Australia’s Chief Scientist, Dr Alan Finkel, has pointed out the importance of ‘measuring and modelling’ our region’s climate:
‘Our most immediate national concern must be to ensure that long-term data collections will be funded and staffed… The climate modelling capabilities developed by the CSIRO (must) continue to be made available for scientists to use and refine.’
CSIRO’s contribution to Australia’s national efforts in climate modelling appears slated for closure. The development of the ACCESS climate model for understanding the Australian climate relies on a joint partnership between the CSIRO and the Bureau of Meteorology (BoM) through the Collaboration for Australian Weather and Climate Research. ACCESS is the only climate model developed specifically for the southern hemisphere and has greatly improved the capabilities of our national weather bureau: ACCESS has provided ‘a significant improvement in accuracy over the Bureau’s old weather model suite’, according to the BoM website.
It’s essential that a country like Australia, which stretches from the monsoonal tropics to the Antarctic—and is surrounded by three oceans—has the capacity to build, develop and run complex climate models. These can’t be just ‘bought off the shelf’: they need to be refined and ‘ground-truthed’ to reflect the diversity of Australia’s landscape and oceans. Food security, disaster management, urban planning and all forms of economic activity ultimately rely not only on the nation’s ability to provide a weather forecast now, but also our ability to understand the future and how it will change.
Australia has the third largest maritime jurisdiction in the world and we live in a region where people rely on the health and prosperity borne of the Pacific and Indian Oceans. That we understand our oceans is fundamental. Losing our ability to participate in large-scale ocean science and observation will ultimately erode Australia’s ability to shape the future and influence regional affairs.
The importance of science as a tool of soft diplomacy in our region shouldn’t be underestimated; it was certainly a key component of Australia’s bid for a seat at the UN Security Council.
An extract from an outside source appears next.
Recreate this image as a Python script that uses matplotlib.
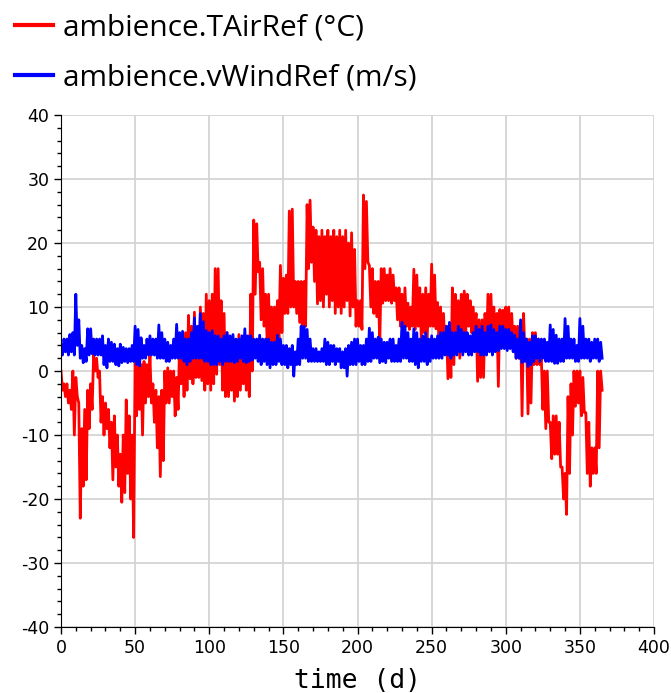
import matplotlib
matplotlib.use("Agg")
import matplotlib.pyplot as plt
from matplotlib.ticker import MultipleLocator
import numpy as np

plt.rcParams['axes.unicode_minus'] = False

# envelope: (high, low) for every 2-day bin, day 0 .. 364
t_air_hi = [
    0, -2, -2, -3, 0, -1, -5, -9, -6, -3,
    -2, 2.5, 2, 0, -4, -5, -6, -8, -7, -10,
    -13, -10, -4.5, -7, -10, 2, 2.5, 1, 1.5, 1,
    2.5, -2, -3, -4, -3, 0, 0.5, 0, 0, -1,
    4.6, 4.7, 6, 8.7, 7, 9.2, 6, 10, 9, 12,
    11, 12, 16, 16, 11, 9, 6, 5, 3.5, 4,
    5.7, 5, 5.7, 4, 12, 23.6, 23, 17, 16, 12,
    12, 10, 10, 11, 16.5, 14.5, 15, 25, 25.3, 14,
    14, 14, 14, 26, 26.7, 22.5, 22, 21, 22, 21,
    22, 21, 22, 21, 22, 21, 22, 20, 21.6, 19,
    11, 11, 27.5, 26.5, 16.5, 16, 14, 14, 16, 16,
    15, 16, 15, 13, 13, 12, 13, 10.6, 10, 15.9,
    15, 13, 12, 13, 12, 16.7, 15, 10.7, 10, 9,
    7, 6, 13, 12, 11, 12, 12.5, 12, 11, 10,
    9, 8, 8, 9, 12, 12, 10, 9, 9.6, 9.5,
    10, 10, 9, 7, 7, 7.5, 9, 5, 5, 6,
    6, 5, 2, 0, 0, -8, -7, -7, -8, -15,
    -16, -4, -2, 0, 0, 0, -1, -6.5, -8, -12,
    -12, 0, 0,
]
t_air_lo = [
    -3, -4, -5, -6, -10, -4, -23, -18, -17, -9,
    -6, 0, -1, -8, -10, -9, -12, -17, -15, -18,
    -20.5, -19, -16, -20, -26, -7, -6, -10, -5, -4,
    -5, -8, -12, -16.5, -14, -5, -5, -4, -7, -6,
    -2, -4, -3, -1.2, -2, -1, -1, -1.5, -3, -2,
    -3, -2, -0.5, 1, -3, -4, -4, -3, -4.7, -4,
    -3, -2, -3, -4, 0, 12, 15.5, 8, 7, 5,
    4.7, 4, 4.7, 5, 6, 9, 9, 10, 10, 9,
    7.6, 3.5, 7, 16, 17, 14, 10.5, 11, 10, 12,
    10, 11, 9, 10, 9, 10, 11, 8.6, 10, 7,
    7, 6.5, 16, 17, 10, 9, 8.5, 4, 10.6, 11,
    11, 10.6, 11, 8, 7, 6.5, 7, 6.5, 7, 6.5,
    7, 5, 6, 5, 7, 7, 6.6, 3.5, 4, 3.5,
    -1.2, -1, 1, 3, 2, 6, 6, 7, 6, 6,
    -1.6, -1, -1, 3.5, 3.5, 4, 3.5, -2.4, 4, 5.5,
    4, 4, 4, 2, 2, -7, 2, -6.7, -5, 1,
    1, 1, -6, -9, -8, -13.7, -13, -13, -15, -20,
    -22.4, -16, -10, -5.5, -5, -7, -6.5, -16, -18, -16,
    -16, -12, -3,
]

v_wind_hi = [
    4, 5, 5, 5.7, 6, 12, 8, 4, 3.5, 6.6,
    6.6, 5, 5, 5, 5.5, 4, 5, 4.5, 4.2, 3.5,
    4.2, 3.7, 3.5, 3.5, 4, 7, 6.5, 5.2, 4, 5,
    5.5, 5, 5, 7.2, 6, 5, 4.5, 4, 5, 7.3,
    6, 6.2, 5, 5, 6, 8.3, 7, 9, 7.7, 6.3,
    6, 6.3, 5.5, 5.5, 5, 5.5, 6, 5.5, 5.7, 5,
    5, 5.5, 6.6, 5.5, 5.5, 5, 5, 5.6, 5, 5,
    5, 4.5, 4.5, 5.6, 5, 4, 4, 3.5, 4, 3,
    5, 7, 7, 6.5, 5, 3.5, 3.5, 3, 3.5, 5,
    4.5, 4, 4, 3.5, 3.5, 3, 3.5, 4, 4.5, 5,
    5, 4, 4, 5, 6.7, 6, 5, 5.3, 5, 4.5,
    4.5, 5, 5, 4, 5, 7.6, 7, 6, 5, 6.6,
    6, 5, 5.5, 6, 5, 5.5, 5, 5.5, 6, 6,
    7, 7.6, 6, 6, 7, 6.5, 6, 6, 5.5, 6,
    7, 6.5, 7, 6, 7, 7.2, 6.5, 6, 7, 7,
    6.5, 6.5, 6, 5.6, 5, 8, 6, 5, 4.5, 5.5,
    5.5, 5, 5, 5, 4.5, 7.2, 6.5, 5.6, 5, 5,
    8.2, 7, 5, 5, 4, 8.2, 7, 5, 5, 4.5,
    5, 5, 4.5,
]
v_wind_lo = [
    2.5, 3, 2.5, 3, 2.5, 4, 2, 1.3, 1.5, 2.5,
    2.7, 2.5, 2.5, 2.5, 1, 0.5, 1.5, 1.5, 1, 0.8,
    1.3, 1.5, 1.3, 1.5, 1.5, 1, 0.8, 2, 2, 2.5,
    2.5, 2.5, 2, 2, 2, 1.5, 1.5, 2, 2, 2,
    2, 1.5, 1, 1.5, 2, 2, 2, 2, 1.5, 1.5,
    1, 1, 1, 1.5, 1, 1.5, 1.5, 1.5, 1.3, 1.5,
    2, 1.5, 1.3, 1.5, 1.7, 2, 1.5, 1, 1.5, 1,
    0.5, 1, 1, 1.5, 1, 1, 0.5, 1, -0.8, 1,
    1, 2, 2, 1.5, 1.5, 1.5, 1.5, 1.5, 1.5, 1,
    1, 1.5, 1, 1.5, 0.5, 0.5, -0.8, 1, 1, 1,
    1.5, 1, 1, 1.5, 1.5, 2, 2, 1.3, 1.5, 1.3,
    2, 1.5, 1.5, 1.5, 1.5, 2, 2, 1.5, 1.5, 1,
    0.5, 1.5, 1.5, 1, 1.5, 2, 2, 2, 2, 2.5,
    2.5, 2, 2.5, 2.5, 3, 2.5, 3, 2.5, 2.5, 3,
    3, 2.5, 2.5, 2.5, 3, 2.5, 3, 3.2, 3.5, 3.5,
    3.2, 3.5, 3, 2, 2, 1.3, 1.5, 0.7, 1, 1.5,
    2, 1.5, 2, 1.5, 1.5, 1.5, 1.2, 1.2, 1.5, 1.5,
    2, 2, 2, 1.5, 1.5, 2, 2, 2, 1.5, 2,
    2, 1.5, 2,
]

# one reading per day: high on even days, low on odd days
t_air = np.ravel(np.column_stack([t_air_hi, t_air_lo]))
v_wind = np.ravel(np.column_stack([v_wind_hi, v_wind_lo]))
days = np.arange(len(t_air))

fig = plt.figure(figsize=(6.71, 6.93), dpi=100)
ax = fig.add_axes([0.0909, 0.0952, 0.8838, 0.7388])

ax.plot(days, t_air, color='#ff0000', lw=2, label='ambience.TAirRef (°C)')
ax.plot(days, v_wind, color='#0000ff', lw=2, label='ambience.vWindRef (m/s)')

ax.set_xlim(0, 400)
ax.set_ylim(-40, 40)
ax.xaxis.set_major_locator(MultipleLocator(50))
ax.xaxis.set_minor_locator(MultipleLocator(10))
ax.yaxis.set_major_locator(MultipleLocator(10))
ax.yaxis.set_minor_locator(MultipleLocator(2))
ax.grid(True, which='major', color='#d4d4d4', lw=1.3)
ax.set_axisbelow(True)
for s in ['top', 'right']:
    ax.spines[s].set_visible(False)
ax.tick_params(which='major', length=5, width=1, labelsize=12.5)
ax.tick_params(which='minor', length=3, width=1)
for lab in ax.get_xticklabels() + ax.get_yticklabels():
    lab.set_family(['Liberation Sans Narrow', 'DejaVu Sans'])

ax.set_xlabel('time (d)', family='DejaVu Sans Mono', fontsize=19, labelpad=8)

fig.legend(loc='upper left', bbox_to_anchor=(0.003, 1.0), frameon=False,
           prop={'family': 'Open Sans', 'size': 21.5}, handlelength=1.25,
           handletextpad=0.35, labelspacing=0.7, borderpad=0.3,
           borderaxespad=0.15)
for line in fig.legends[0].get_lines():
    line.set_linewidth(3)

fig.savefig('out.png', dpi=100)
Diminishing our capacity to participate in science reduces our capacity to influence others. It’s a gap will be readily filled by others like China which is already investing heavily in marine research and oceanography.
The ramifications of CSIRO’s announcement need to be assessed across Government. At the very least, the Portfolios of the Prime Minister and Cabinet, Foreign Affairs and Trade, Defence, Science, Environment and Agriculture should work together to determine a whole-of-government response to the announced changes to Australia’s climate capabilities. Whatever the proposed solution, it requires a close connection to government, where national interests are key to research efforts and outputs.
Now is not the time to reduce Australia’s capabilities and undermine our outstanding reputation in such a fundamental area of research.